Part 6: “Hitler’s Cultural Revolution”

Part 6, Chapter 1 Summary: “Discordant Notes”

With the goal of converting the entire population to Nazism, Hitler made Joseph Goebbels the head of the Reich Ministry for Popular Enlightenment and Propaganda. It was designed to use all forms of education and entertainment toward the goal of instilling Nazi values and combatting Jewish influence on art and culture. Goebbels established specific departments for various areas and forms of media, such as radio and theater. The Jews were blamed for harming German culture through “cultural Bolshevism” and “modernist inventions” like “atonal music and abstract painting” (399). In reality, many Jewish Germans were “in practice as culturally conservative as other middle-class Germans” (399).
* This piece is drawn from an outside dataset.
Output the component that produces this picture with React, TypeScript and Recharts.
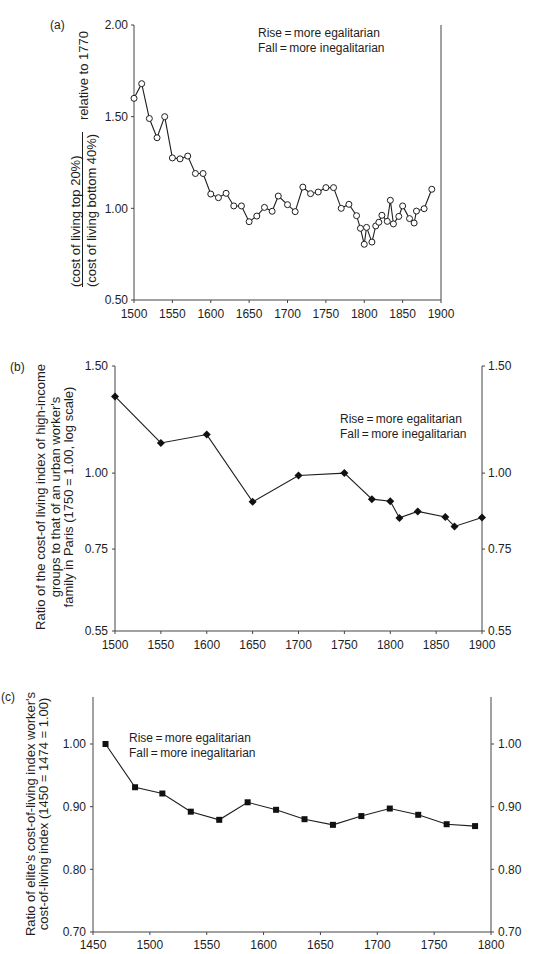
import { Label, Line, LineChart, XAxis, YAxis } from "recharts";

// (a) top 20% / bottom 40% cost-of-living ratio, relative to 1770
const yearsA = [
  1500, 1510, 1520, 1530, 1540, 1550, 1560, 1570, 1580, 1590, 1600, 1610, 1620,
  1630, 1640, 1650, 1660, 1670, 1680, 1688, 1700, 1710, 1720, 1730, 1740, 1750,
  1760, 1770, 1780, 1790, 1795, 1800, 1803, 1810, 1815, 1819, 1823, 1830, 1834,
  1838, 1845, 1850, 1859, 1865, 1868, 1878, 1888,
];
const ratioA = [
  1.6, 1.68, 1.49, 1.385, 1.5, 1.275, 1.27, 1.285, 1.19, 1.19, 1.078, 1.058,
  1.082, 1.013, 1.013, 0.927, 0.958, 1.005, 0.984, 1.067, 1.02, 0.982, 1.116,
  1.08, 1.089, 1.113, 1.113, 1.0, 1.022, 0.96, 0.891, 0.804, 0.896, 0.816, 0.904,
  0.924, 0.962, 0.929, 1.044, 0.915, 0.956, 1.013, 0.944, 0.92, 0.985, 0.998,
  1.104,
];
const ticksXA = [1500, 1550, 1600, 1650, 1700, 1750, 1800, 1850, 1900];
const ticksYA = [0.5, 1.0, 1.5, 2.0];

// (b) Paris, high-income groups vs urban worker's family (log scale)
const yearsB = [1500, 1550, 1600, 1650, 1700, 1750, 1780, 1800, 1810, 1830, 1860, 1870, 1900];
const ratioB = [1.337, 1.121, 1.157, 0.897, 0.991, 1.0, 0.906, 0.899, 0.844, 0.865, 0.847, 0.817, 0.845];
const ticksXB = [1500, 1550, 1600, 1650, 1700, 1750, 1800, 1850, 1900];
const ticksYB = [0.55, 0.75, 1.0, 1.5];

// (c) elite vs worker cost-of-living index
const yearsC = [1461, 1487, 1511, 1536, 1561, 1586, 1611, 1636, 1661, 1686, 1711, 1736, 1761, 1786];
const ratioC = [1.0, 0.931, 0.921, 0.892, 0.879, 0.907, 0.895, 0.88, 0.871, 0.885, 0.897, 0.887, 0.872, 0.869];
const ticksXC = [1450, 1500, 1550, 1600, 1650, 1700, 1750, 1800];
const ticksYC = [0.7, 0.8, 0.9, 1.0];

const noteLines = ["Rise\u2009=\u2009more egalitarian", "Fall\u2009=\u2009more inegalitarian"];

const FONT = "'Liberation Sans', Arial, Helvetica, sans-serif";
const INK = "#1e1e1e";
const AXIS = "#444";

const toRows = (years: number[], values: number[]) =>
  years.map((year, i) => ({ year, value: values[i] }));

const tickStyle = { fill: INK, fontSize: 12, fontFamily: FONT };
const fmt = (v: number) => v.toFixed(2);

const Diamond = (props: any) => {
  const { cx, cy, index } = props;
  if (cx == null || cy == null) return <g key={`d-${index}`} />;
  return (
    <path
      key={`d-${index}`}
      d={`M${cx},${cy - 4}L${cx + 4},${cy}L${cx},${cy + 4}L${cx - 4},${cy}Z`}
      fill="#111"
    />
  );
};

const Square = (props: any) => {
  const { cx, cy, index } = props;
  if (cx == null || cy == null) return <g key={`s-${index}`} />;
  return <rect key={`s-${index}`} x={cx - 3} y={cy - 3} width={6} height={6} fill="#111" />;
};

const Note = ({ x, y }: { x: number; y: number }) => (
  <g fontFamily={FONT} fontSize={12} fill={INK}>
    {noteLines.map((t, i) => (
      <text key={t} x={x} y={y + i * 15} dominantBaseline="central">
        {t}
      </text>
    ))}
  </g>
);

const Rot = ({ x, y, anchor = "middle", children }: any) => (
  <text
    x={x}
    y={y}
    transform={`rotate(-90 ${x} ${y})`}
    textAnchor={anchor}
    dominantBaseline="central"
    fontFamily={FONT}
    fontSize={13}
    fill={INK}
  >
    {children}
  </text>
);

const Letter = ({ x, y, children }: any) => (
  <text x={x} y={y} dominantBaseline="central" fontFamily={FONT} fontSize={12} fill={INK}>
    {children}
  </text>
);

function PanelA() {
  const data = toRows(yearsA, ratioA);
  return (
    <LineChart width={555} height={320} data={data} margin={{ top: 25, right: 0, bottom: 0, left: 0 }}>
      <XAxis
        dataKey="year"
        type="number"
        domain={[1500, 1900]}
        ticks={ticksXA}
        height={20}
        tickSize={3}
        tickMargin={6}
        tick={tickStyle}
        stroke={AXIS}
        interval={0}
      />
      <YAxis
        yAxisId="left"
        domain={[0.5, 2]}
        ticks={ticksYA}
        width={134}
        tickSize={3}
        tickMargin={3}
        tick={tickStyle}
        tickFormatter={fmt}
        stroke={AXIS}
        interval={0}
      >
        <Label
          content={() => (
            <g>
              <Letter x={50} y={25}>(a)</Letter>
              <Rot x={75} y={287} anchor="start">(cost of living top 20%)</Rot>
              <line x1={82.5} y1={287} x2={82.5} y2={132} stroke={INK} strokeWidth={1} />
              <Rot x={91} y={287} anchor="start">(cost of living bottom 40%)</Rot>
              <Rot x={83.5} y={120} anchor="start">relative to 1770</Rot>
              <Note x={258} y={33} />
            </g>
          )}
        />
      </YAxis>
      <YAxis
        yAxisId="right"
        orientation="right"
        domain={[0.5, 2]}
        ticks={ticksYA}
        width={114}
        tickSize={3}
        tickMargin={4}
        tick={tickStyle}
        tickFormatter={fmt}
        stroke={AXIS}
        interval={0}
      />
      <Line
        yAxisId="left"
        dataKey="value"
        stroke={INK}
        strokeWidth={1.1}
        dot={{ r: 3, fill: "#fff", stroke: INK, strokeWidth: 1 }}
        isAnimationActive={false}
      />
    </LineChart>
  );
}

function PanelB() {
  const data = toRows(yearsB, ratioB);
  return (
    <LineChart width={555} height={330} data={data} margin={{ top: 36, right: 0, bottom: 0, left: 0 }}>
      <XAxis
        dataKey="year"
        type="number"
        domain={[1500, 1900]}
        ticks={ticksXB}
        height={29}
        tickSize={3}
        tickMargin={6}
        tick={tickStyle}
        stroke={AXIS}
        interval={0}
      />
      <YAxis
        yAxisId="left"
        scale="log"
        domain={[0.55, 1.5]}
        ticks={ticksYB}
        width={115}
        tickSize={3}
        tickMargin={4}
        tick={tickStyle}
        tickFormatter={fmt}
        stroke={AXIS}
        interval={0}
        allowDataOverflow
      >
        <Label
          content={() => (
            <g>
              <Letter x={10} y={37}>(b)</Letter>
              <Rot x={40} y={167}>Ratio of the cost-of living index of high-income</Rot>
              <Rot x={55} y={167}>groups to that of an urban worker's</Rot>
              <Rot x={68.5} y={167}>family in Paris (1750 = 1.00, log scale)</Rot>
              <Note x={340} y={89} />
            </g>
          )}
        />
      </YAxis>
      <YAxis
        yAxisId="right"
        orientation="right"
        scale="log"
        domain={[0.55, 1.5]}
        ticks={ticksYB}
        width={73}
        tickSize={3}
        tickMargin={3}
        tick={tickStyle}
        tickFormatter={fmt}
        stroke={AXIS}
        interval={0}
        allowDataOverflow
      />
      <Line
        yAxisId="left"
        dataKey="value"
        stroke={INK}
        strokeWidth={1.1}
        dot={Diamond}
        isAnimationActive={false}
      />
    </LineChart>
  );
}

function PanelC() {
  const data = toRows(yearsC, ratioC);
  return (
    <LineChart width={555} height={294} data={data} margin={{ top: 37, right: 0, bottom: 0, left: 0 }}>
      <XAxis
        dataKey="year"
        type="number"
        domain={[1450, 1800]}
        ticks={ticksXC}
        height={22}
        tickSize={3}
        tickMargin={5}
        tick={tickStyle}
        stroke={AXIS}
        interval={0}
      />
      <YAxis
        yAxisId="left"
        domain={[0.7, 1.075]}
        ticks={ticksYC}
        width={93}
        tickSize={3}
        tickMargin={4}
        tick={tickStyle}
        tickFormatter={fmt}
        stroke={AXIS}
        interval={0}
        allowDataOverflow
      >
        <Label
          content={() => (
            <g>
              <Letter x={1} y={37}>(c)</Letter>
              <Rot x={30} y={154}>Ratio of elite's cost-of-living index worker's</Rot>
              <Rot x={43.5} y={154}>cost-of-living index (1450 = 1474 = 1.00)</Rot>
              <Note x={129} y={78} />
            </g>
          )}
        />
      </YAxis>
      <YAxis
        yAxisId="right"
        orientation="right"
        domain={[0.7, 1.075]}
        ticks={ticksYC}
        width={64}
        tickSize={3}
        tickMargin={4}
        tick={tickStyle}
        tickFormatter={fmt}
        stroke={AXIS}
        interval={0}
        allowDataOverflow
      />
      <Line
        yAxisId="left"
        dataKey="value"
        stroke={INK}
        strokeWidth={1.1}
        dot={Square}
        isAnimationActive={false}
      />
    </LineChart>
  );
}

export default function App() {
  return (
    <div style={{ position: "absolute", top: 0, left: 0, width: 555, height: 954, background: "#fff" }}>
      <div style={{ position: "absolute", top: 0, left: 0 }}>
        <PanelA />
      </div>
      <div style={{ position: "absolute", top: 330, left: 0 }}>
        <PanelB />
      </div>
      <div style={{ position: "absolute", top: 660, left: 0 }}>
        <PanelC />
      </div>
    </div>
  );
}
Even Wilhelm Furtwängler, the head of the Berlin Philharmonic and a conductor with right-wing and antisemitic views, objected to the Nazi purge of Jewish musicians and complained to Hitler and Goebbels. Furtwängler was too valuable to purge in the eyes of the Nazis, but the Berlin Philharmonic lost its independence from the state.

Jazz was also banned, although clubs managed to continue playing it either by taking advantage of the fact that it was “almost impossibly difficult to define” (402) or by identifying Nazi spies. Nightclub entertainment and cabaret shows mostly continued under the Nazis, with serious crackdowns reserved for overtly political music and comedy acts.